Representing Hungary

Men's Fencing

= Sándor Gombos =

Hungarian fencer (1895–1968)

Sandor Gombos

Dr. Sándor Gombos (December 4, 1895 – January 27, 1968, in Zombor, Kingdom of Hungary) was a Hungarian Olympic champion sabre fencer.

==Early and personal life==
Gombos was born in Zombor, Kingdom of Hungary, and was Jewish.

==Fencing career==

Gombos was a member of the Nemzeti Vivo Club (NVC), as well as of the Istvan Tisza Fencing Club which he founded in 1925.

===Hungarian Championship===

Gombos was the Hungarian sabre champion in 1930.
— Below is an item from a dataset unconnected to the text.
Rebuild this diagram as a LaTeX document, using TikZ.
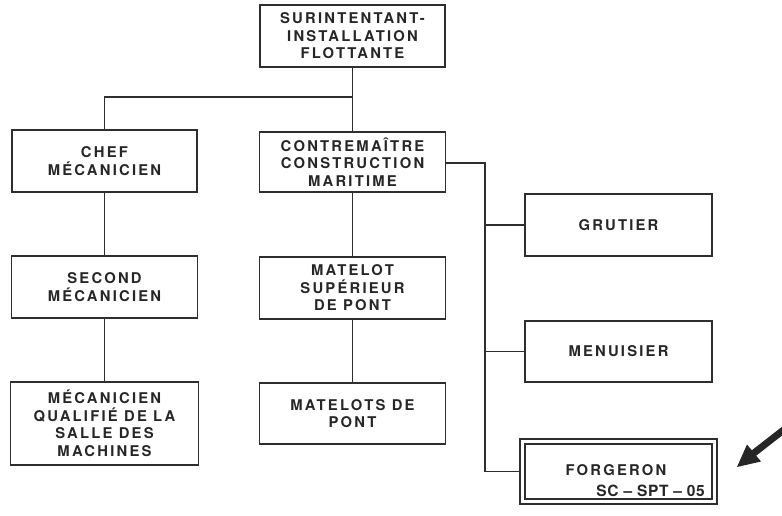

===European Championships===
At the European Championships (predecessor to the World Championships), Gombos won gold medals in Individual Sabre at the 1926, 1927, 1930, and 1931 events and gold medals in Team Sabre at the 1930 and 1931 events.

===Olympics===
He won a gold medal in Team Sabre at the 1928 Summer Olympics in Amsterdam, in which the Hungarian team went undefeated. He finished in fifth place in Individual Sabre, winning 8 of his 11 matches.

==Miscellaneous==
Gombos fought a duel in 1937 with a fencing instructor, which was reported in the Hungarian press.

==Hall of Fame==
Gombos, who was Jewish, was inducted into the International Jewish Sports Hall of Fame in 1997.